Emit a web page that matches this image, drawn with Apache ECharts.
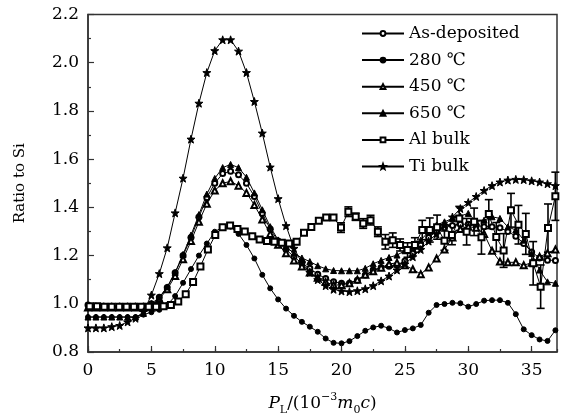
<!DOCTYPE html>
<html>
<head>
<meta charset="utf-8">
<script src="https://cdn.jsdelivr.net/npm/echarts/dist/echarts.min.js"></script>
<style>
  html, body { margin: 0; padding: 0; background: #fff; }
  #main { width: 561px; height: 418px; }
</style>
</head>
<body>
<div id="main"></div>
<script>
// x grid shared by the annealed samples and Ti bulk
var xs = [0, 0.625, 1.25, 1.875, 2.5, 3.125, 3.75, 4.375, 5, 5.625,
  6.25, 6.875, 7.5, 8.125, 8.75, 9.375, 10, 10.625, 11.25, 11.875,
  12.5, 13.125, 13.75, 14.375, 15, 15.625, 16.25, 16.875, 17.5, 18.125,
  18.75, 19.375, 20, 20.625, 21.25, 21.875, 22.5, 23.125, 23.75, 24.375,
  25, 25.625, 26.25, 26.875, 27.5, 28.125, 28.75, 29.375, 30, 30.625,
  31.25, 31.875, 32.5, 33.125, 33.75, 34.375, 35, 35.625, 36.25, 36.875];

var asDeposited = [0.995, 0.99, 0.99, 0.99, 0.99, 0.99, 0.99, 0.99, 1.0, 1.027,
  1.068, 1.129, 1.20, 1.275, 1.36, 1.44, 1.50, 1.54, 1.55, 1.535,
  1.50, 1.445, 1.375, 1.31, 1.26, 1.225, 1.195, 1.168, 1.147, 1.123,
  1.105, 1.091, 1.085, 1.085, 1.098, 1.119, 1.14, 1.151, 1.156, 1.16,
  1.178, 1.21, 1.245, 1.275, 1.30, 1.315, 1.325, 1.33, 1.33, 1.325,
  1.32, 1.32, 1.315, 1.30, 1.28, 1.25, 1.215, 1.19, 1.181, 1.18];

var t280 = [0.945, 0.945, 0.945, 0.945, 0.945, 0.945, 0.945, 0.955, 0.965, 0.975,
  0.995, 1.032, 1.087, 1.144, 1.20, 1.25, 1.299, 1.318, 1.32, 1.29,
  1.244, 1.188, 1.12, 1.064, 1.018, 0.98, 0.95, 0.925, 0.905, 0.884,
  0.856, 0.838, 0.836, 0.845, 0.866, 0.888, 0.902, 0.909, 0.898, 0.881,
  0.891, 0.898, 0.912, 0.963, 0.995, 0.999, 1.004, 1.002, 0.988, 0.999,
  1.013, 1.015, 1.015, 1.004, 0.957, 0.894, 0.87, 0.852, 0.846, 0.89];

var t450 = [0.985, 0.985, 0.985, 0.985, 0.985, 0.985, 0.985, 0.985, 0.995, 1.02,
  1.06, 1.115, 1.185, 1.26, 1.34, 1.415, 1.47, 1.50, 1.508, 1.49,
  1.46, 1.41, 1.35, 1.29, 1.245, 1.21, 1.18, 1.155, 1.13, 1.108,
  1.09, 1.078, 1.078, 1.085, 1.10, 1.12, 1.135, 1.15, 1.165, 1.17,
  1.16, 1.143, 1.123, 1.151, 1.188, 1.225, 1.275, 1.31, 1.32, 1.315,
  1.29, 1.22, 1.175, 1.172, 1.172, 1.16, 1.17, 1.195, 1.21, 1.225];

var t650 = [0.945, 0.945, 0.945, 0.945, 0.945, 0.945, 0.945, 0.96, 0.985, 1.025,
  1.07, 1.13, 1.205, 1.285, 1.37, 1.455, 1.52, 1.565, 1.578, 1.565,
  1.525, 1.46, 1.39, 1.32, 1.265, 1.235, 1.21, 1.19, 1.175, 1.158,
  1.145, 1.138, 1.137, 1.137, 1.137, 1.147, 1.166, 1.18, 1.192, 1.202,
  1.22, 1.237, 1.264, 1.299, 1.327, 1.34, 1.354, 1.364, 1.375, 1.34,
  1.347, 1.361, 1.354, 1.319, 1.306, 1.264, 1.209, 1.14, 1.091, 1.085];

var tiBulk = [0.90, 0.90, 0.90, 0.905, 0.91, 0.925, 0.94, 0.967, 1.036, 1.125,
  1.232, 1.377, 1.521, 1.683, 1.832, 1.959, 2.05, 2.095, 2.095, 2.048,
  1.959, 1.839, 1.708, 1.567, 1.436, 1.324, 1.23, 1.17, 1.13, 1.10,
  1.075, 1.06, 1.053, 1.05, 1.054, 1.062, 1.075, 1.095, 1.115, 1.14,
  1.165, 1.195, 1.225, 1.26, 1.29, 1.325, 1.36, 1.395, 1.42, 1.445,
  1.47, 1.49, 1.505, 1.513, 1.516, 1.515, 1.51, 1.505, 1.498, 1.49];

// Al bulk was sampled on its own grid
var alX = [0.13, 0.71, 1.29, 1.87, 2.46, 3.04, 3.62, 4.21, 4.79, 5.37,
  5.96, 6.54, 7.12, 7.71, 8.29, 8.87, 9.46, 10.04, 10.62, 11.21,
  11.79, 12.37, 12.96, 13.54, 14.12, 14.71, 15.29, 15.87, 16.46, 17.04,
  17.62, 18.21, 18.79, 19.37, 19.96, 20.54, 21.12, 21.71, 22.29, 22.87,
  23.46, 24.04, 24.62, 25.21, 25.79, 26.37, 26.96, 27.54, 28.12, 28.71,
  29.29, 29.87, 30.46, 31.04, 31.62, 32.21, 32.79, 33.37, 33.96, 34.54,
  35.12, 35.71, 36.29, 36.87];

var alBulk = [0.99, 0.99, 0.988, 0.988, 0.988, 0.988, 0.988, 0.988, 0.988, 0.988,
  0.99, 0.995, 1.01, 1.04, 1.09, 1.155, 1.225, 1.285, 1.318, 1.325,
  1.31, 1.30, 1.28, 1.267, 1.26, 1.257, 1.253, 1.25, 1.257, 1.295,
  1.319, 1.344, 1.358, 1.358, 1.316, 1.382, 1.361, 1.333, 1.347, 1.299,
  1.257, 1.264, 1.244, 1.223, 1.244, 1.306, 1.306, 1.318, 1.262, 1.285,
  1.354, 1.299, 1.34, 1.276, 1.372, 1.277, 1.221, 1.388, 1.328, 1.29,
  1.168, 1.071, 1.314, 1.446];

var alErr = [0, 0, 0, 0, 0, 0, 0, 0, 0, 0,
  0, 0, 0, 0, 0, 0, 0, 0, 0, 0,
  0, 0, 0, 0, 0, 0, 0, 0, 0, 0,
  0, 0, 0, 0, 0.02, 0.02, 0.015, 0.02, 0.02, 0.02,
  0.03, 0.03, 0.025, 0.03, 0.03, 0.04, 0.05, 0.05, 0.04, 0.04,
  0.05, 0.055, 0.057, 0.07, 0.06, 0.06, 0.07, 0.07, 0.08, 0.085,
  0.09, 0.09, 0.1, 0.1];

var xTicks = [0, 37, 5];        // min, max, interval
var yTicks = [0.8, 2.2, 0.2];

var serif = 'DejaVu Serif';
var starPath = 'path://M0,-10L2.35,-3.24L9.51,-3.09L3.8,1.24L5.88,8.09L0,4.3L-5.88,8.09L-3.8,1.24L-9.51,-3.09L-2.35,-3.24Z';

function pairs(x, y) {
  return x.map(function (v, i) { return [v, y[i]]; });
}

function lineSeries(name, ys, symbol, size, x) {
  return {
    name: name,
    type: 'line',
    data: pairs(x || xs, ys),
    symbol: symbol,
    symbolSize: size,
    showAllSymbol: true,
    lineStyle: { color: '#000', width: 1 },
    itemStyle: { color: '#000', borderColor: '#000', borderWidth: 1 },
    emphasis: { disabled: true },
    z: 3
  };
}

function renderErr(params, api) {
  var x = api.value(0), y = api.value(1), e = api.value(2);
  if (!e) return null;
  var top = api.coord([x, y + e]);
  var bot = api.coord([x, y - e]);
  var w = 4;
  var st = { stroke: '#000', lineWidth: 1.6 };
  return {
    type: 'group',
    children: [
      { type: 'line', shape: { x1: top[0], y1: top[1], x2: bot[0], y2: bot[1] }, style: st },
      { type: 'line', shape: { x1: top[0] - w, y1: top[1], x2: top[0] + w, y2: top[1] }, style: st },
      { type: 'line', shape: { x1: bot[0] - w, y1: bot[1], x2: bot[0] + w, y2: bot[1] }, style: st }
    ]
  };
}

var chart = echarts.init(document.getElementById('main'), null, { renderer: 'canvas' });

var option = {
  backgroundColor: '#fff',
  animation: false,
  grid: {
    left: 88, right: 4, top: 14.5, bottom: 66,
    show: true, borderColor: '#333', borderWidth: 1.5,
    outerBoundsMode: 'none'
  },
  legend: {
    orient: 'vertical',
    left: 356, top: 20,
    itemWidth: 42, itemHeight: 6, itemGap: 9.6,
    lineStyle: { width: 2 },
    textStyle: { fontFamily: serif, fontSize: 17, color: '#000' },
    data: ['As-deposited', '280 ℃', '450 ℃', '650 ℃', 'Al bulk', 'Ti bulk']
  },
  xAxis: [{
    type: 'value',
    min: xTicks[0], max: xTicks[1], interval: xTicks[2],
    name: '{i|P}{sub|L}{n|/(10}{sup|−3}{i|m}{sub|0}{i|c}{n|)}',
    nameLocation: 'middle', nameGap: 40,
    nameTextStyle: {
      color: '#000',
      rich: {
        n: { fontFamily: serif, fontSize: 17, color: '#000', lineHeight: 24 },
        i: { fontFamily: serif, fontSize: 17, fontStyle: 'italic', color: '#000', lineHeight: 24 },
        sub: { fontFamily: serif, fontSize: 11, color: '#000', verticalAlign: 'bottom', lineHeight: 13 },
        sup: { fontFamily: serif, fontSize: 11, color: '#000', verticalAlign: 'top', lineHeight: 13 }
      }
    },
    axisLine: { onZero: false, lineStyle: { color: '#333', width: 1.5 } },
    axisTick: { inside: true, length: 6, lineStyle: { color: '#333', width: 1.2 } },
    axisLabel: { fontFamily: serif, fontSize: 17, color: '#000', margin: 10, showMaxLabel: false },
    splitLine: { show: false }
  }, {
    type: 'value',
    position: 'bottom',
    min: xTicks[0], max: xTicks[1], interval: xTicks[2] / 2,
    axisLine: { show: false },
    axisTick: { inside: true, length: 3, lineStyle: { color: '#333', width: 1.2 } },
    axisLabel: { show: false },
    splitLine: { show: false }
  }],
  yAxis: {
    type: 'value',
    min: yTicks[0], max: yTicks[1], interval: yTicks[2],
    name: 'Ratio to Si',
    nameLocation: 'middle', nameGap: 60,
    nameTextStyle: { fontFamily: serif, fontSize: 15, color: '#000' },
    axisLine: { onZero: false, lineStyle: { color: '#333', width: 1.5 } },
    axisTick: { inside: true, length: 6, lineStyle: { color: '#333', width: 1.2 } },
    minorTick: { show: true, splitNumber: 2, length: 3, lineStyle: { color: '#333', width: 1.2 } },
    axisLabel: {
      fontFamily: serif, fontSize: 17, color: '#000', margin: 9,
      formatter: function (v) { return v.toFixed(1); }
    },
    splitLine: { show: false }
  },
  series: [
    {
      name: 'Al bulk err',
      type: 'custom',
      renderItem: renderErr,
      data: alX.map(function (x, i) { return [x, alBulk[i], alErr[i]]; }),
      encode: { x: 0, y: 1 },
      z: 2,
      silent: true
    },
    lineSeries('As-deposited', asDeposited, 'emptyCircle', 5),
    lineSeries('280 ℃', t280, 'circle', 5),
    lineSeries('450 ℃', t450, 'emptyTriangle', 6),
    lineSeries('650 ℃', t650, 'triangle', 6),
    lineSeries('Al bulk', alBulk, 'emptyRect', 6, alX),
    lineSeries('Ti bulk', tiBulk, starPath, 8)
  ]
};

chart.setOption(option);
</script>
</body>
</html>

§ **Task details**: Would you reproduce the lines above, from the very first through the line containing "1.195, 1.21, 1.225];", exactly and without the pictures?

§ **Exercise solution**:
Emit a web page that matches this image, drawn with Apache ECharts.
<!DOCTYPE html>
<html>
<head>
<meta charset="utf-8">
<script src="https://cdn.jsdelivr.net/npm/echarts/dist/echarts.min.js"></script>
<style>
  html, body { margin: 0; padding: 0; background: #fff; }
  #main { width: 561px; height: 418px; }
</style>
</head>
<body>
<div id="main"></div>
<script>
// x grid shared by the annealed samples and Ti bulk
var xs = [0, 0.625, 1.25, 1.875, 2.5, 3.125, 3.75, 4.375, 5, 5.625,
  6.25, 6.875, 7.5, 8.125, 8.75, 9.375, 10, 10.625, 11.25, 11.875,
  12.5, 13.125, 13.75, 14.375, 15, 15.625, 16.25, 16.875, 17.5, 18.125,
  18.75, 19.375, 20, 20.625, 21.25, 21.875, 22.5, 23.125, 23.75, 24.375,
  25, 25.625, 26.25, 26.875, 27.5, 28.125, 28.75, 29.375, 30, 30.625,
  31.25, 31.875, 32.5, 33.125, 33.75, 34.375, 35, 35.625, 36.25, 36.875];

var asDeposited = [0.995, 0.99, 0.99, 0.99, 0.99, 0.99, 0.99, 0.99, 1.0, 1.027,
  1.068, 1.129, 1.20, 1.275, 1.36, 1.44, 1.50, 1.54, 1.55, 1.535,
  1.50, 1.445, 1.375, 1.31, 1.26, 1.225, 1.195, 1.168, 1.147, 1.123,
  1.105, 1.091, 1.085, 1.085, 1.098, 1.119, 1.14, 1.151, 1.156, 1.16,
  1.178, 1.21, 1.245, 1.275, 1.30, 1.315, 1.325, 1.33, 1.33, 1.325,
  1.32, 1.32, 1.315, 1.30, 1.28, 1.25, 1.215, 1.19, 1.181, 1.18];

var t280 = [0.945, 0.945, 0.945, 0.945, 0.945, 0.945, 0.945, 0.955, 0.965, 0.975,
  0.995, 1.032, 1.087, 1.144, 1.20, 1.25, 1.299, 1.318, 1.32, 1.29,
  1.244, 1.188, 1.12, 1.064, 1.018, 0.98, 0.95, 0.925, 0.905, 0.884,
  0.856, 0.838, 0.836, 0.845, 0.866, 0.888, 0.902, 0.909, 0.898, 0.881,
  0.891, 0.898, 0.912, 0.963, 0.995, 0.999, 1.004, 1.002, 0.988, 0.999,
  1.013, 1.015, 1.015, 1.004, 0.957, 0.894, 0.87, 0.852, 0.846, 0.89];

var t450 = [0.985, 0.985, 0.985, 0.985, 0.985, 0.985, 0.985, 0.985, 0.995, 1.02,
  1.06, 1.115, 1.185, 1.26, 1.34, 1.415, 1.47, 1.50, 1.508, 1.49,
  1.46, 1.41, 1.35, 1.29, 1.245, 1.21, 1.18, 1.155, 1.13, 1.108,
  1.09, 1.078, 1.078, 1.085, 1.10, 1.12, 1.135, 1.15, 1.165, 1.17,
  1.16, 1.143, 1.123, 1.151, 1.188, 1.225, 1.275, 1.31, 1.32, 1.315,
  1.29, 1.22, 1.175, 1.172, 1.172, 1.16, 1.17, 1.195, 1.21, 1.225];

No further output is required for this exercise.